- _DATA LINES_:
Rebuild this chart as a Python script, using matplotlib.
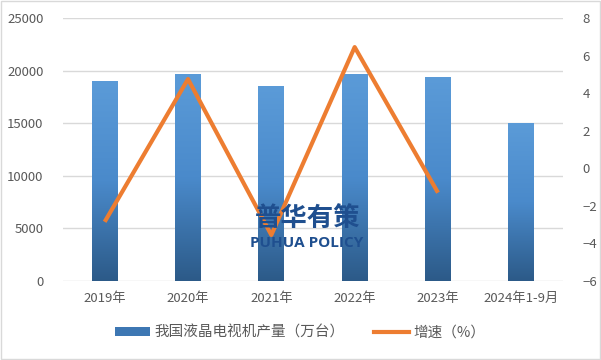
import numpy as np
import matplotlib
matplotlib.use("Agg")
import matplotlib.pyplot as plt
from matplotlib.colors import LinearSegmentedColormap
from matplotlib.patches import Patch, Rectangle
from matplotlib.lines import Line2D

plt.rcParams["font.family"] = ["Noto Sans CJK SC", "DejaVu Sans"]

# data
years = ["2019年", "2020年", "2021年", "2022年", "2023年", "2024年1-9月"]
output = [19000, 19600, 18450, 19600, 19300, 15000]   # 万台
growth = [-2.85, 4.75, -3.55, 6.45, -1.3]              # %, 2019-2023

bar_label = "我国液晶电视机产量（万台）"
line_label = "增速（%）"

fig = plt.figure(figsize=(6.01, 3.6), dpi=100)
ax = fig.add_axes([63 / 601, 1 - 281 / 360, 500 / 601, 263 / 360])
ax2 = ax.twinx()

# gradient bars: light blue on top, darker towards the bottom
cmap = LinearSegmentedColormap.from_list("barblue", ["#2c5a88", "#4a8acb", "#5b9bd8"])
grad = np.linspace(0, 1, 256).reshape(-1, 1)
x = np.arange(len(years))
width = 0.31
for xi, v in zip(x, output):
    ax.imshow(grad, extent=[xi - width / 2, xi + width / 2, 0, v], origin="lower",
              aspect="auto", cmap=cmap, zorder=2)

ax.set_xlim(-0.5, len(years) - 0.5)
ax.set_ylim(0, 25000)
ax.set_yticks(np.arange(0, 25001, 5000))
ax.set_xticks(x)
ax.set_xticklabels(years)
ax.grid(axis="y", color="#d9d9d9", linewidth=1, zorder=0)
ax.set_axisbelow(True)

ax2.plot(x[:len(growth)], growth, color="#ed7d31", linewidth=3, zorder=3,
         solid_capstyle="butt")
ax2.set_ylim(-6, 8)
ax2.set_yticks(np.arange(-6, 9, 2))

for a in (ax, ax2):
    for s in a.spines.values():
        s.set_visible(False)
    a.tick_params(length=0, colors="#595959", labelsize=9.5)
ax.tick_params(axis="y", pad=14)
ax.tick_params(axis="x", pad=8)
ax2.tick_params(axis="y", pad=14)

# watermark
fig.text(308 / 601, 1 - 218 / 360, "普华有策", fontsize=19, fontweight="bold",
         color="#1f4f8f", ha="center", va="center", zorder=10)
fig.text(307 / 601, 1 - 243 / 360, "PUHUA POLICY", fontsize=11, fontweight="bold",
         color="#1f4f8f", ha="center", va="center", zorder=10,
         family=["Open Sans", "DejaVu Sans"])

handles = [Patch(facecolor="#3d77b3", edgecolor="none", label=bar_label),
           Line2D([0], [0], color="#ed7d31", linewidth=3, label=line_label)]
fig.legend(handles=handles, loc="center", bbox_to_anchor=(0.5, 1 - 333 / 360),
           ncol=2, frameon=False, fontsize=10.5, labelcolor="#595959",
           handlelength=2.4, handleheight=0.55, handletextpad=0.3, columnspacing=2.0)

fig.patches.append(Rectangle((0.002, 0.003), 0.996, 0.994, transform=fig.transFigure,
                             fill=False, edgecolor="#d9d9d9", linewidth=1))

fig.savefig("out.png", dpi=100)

- _PROBLEM TO WORK ON_: Output nothing but the number of lines in the data containing the string "matplotlib".

- _RESULT BELOW_: 7